RiShawn Biddle on the Importance of Strong Early Education
RiShawn Biddle on how school systems dumb down their curricula, especially for poor and minority kids. I’ve long believed that kids will live up – or live down – to whatever expectations are set for them (both at school and at home):
All kids can learn. It’s up to the adults to provide them the knowledge they need.
Just one out of every five middle-school students in seven states — California, Florida, Massachusetts, Minnesota, Pennsylvania, Virginia, and Washington State — was provided Algebra 1 courses during the 2009-2010 school year. The woefulness of that statistic becomes even more so when you realize that these states have been the most-aggressive in pursuing the goal of providing all middle-school students with this important building block for success later at the traditional colleges, technical schools, and apprenticeship programs that make up higher education.
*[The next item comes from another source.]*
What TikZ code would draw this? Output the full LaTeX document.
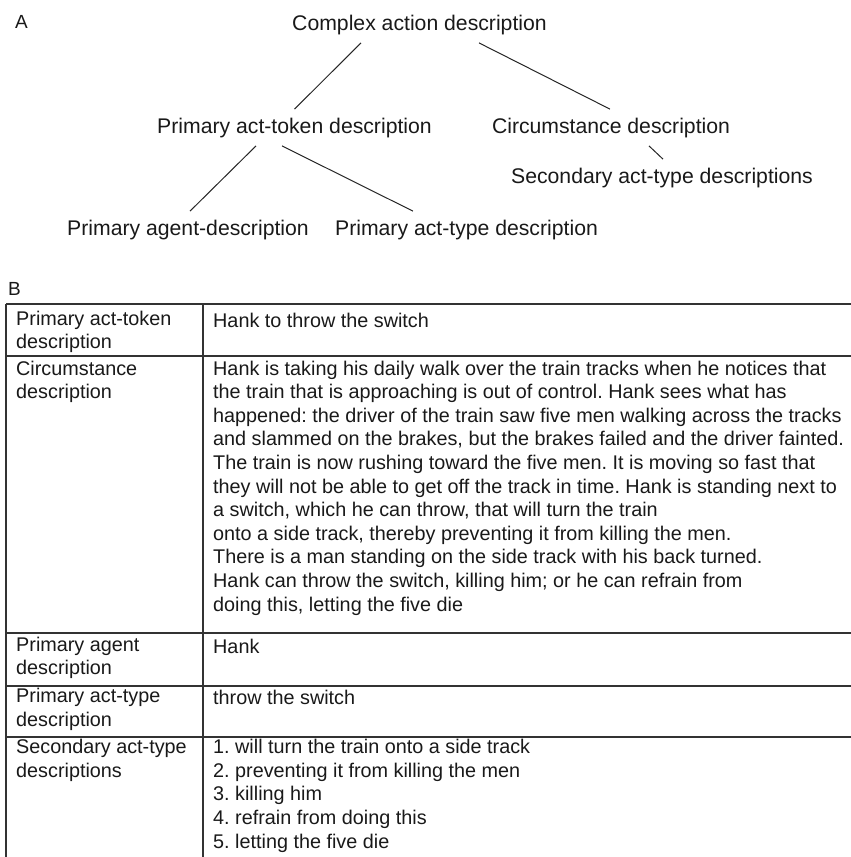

But as Dropout Nation dug deeper into the data culled from the U.S. Department of Education’s civil rights database, it is especially clear that children from poor and minority backgrounds are being deprived of the college-preparatory curricula they need for future success.
A mere 13 percent of American Indian and Alaska Native students in these seven states took Algebra 1 in 2009-2010, the lowest percentage among all racial and ethnic groups. Just three states –California, Florida, and Virginia — have 15 percent or more of Native students learning about introductory algebra. Black and Latino middle school students are also less likely to gain access to Algebra 1. On average, just 16.8 percent of Latino middle-schoolers and 17.2 percent of black peers took Algebra 1 in 2009-2010. This is versus 28.5 percent of Asian students and 22.3 percent of white children in the middle grades in each state.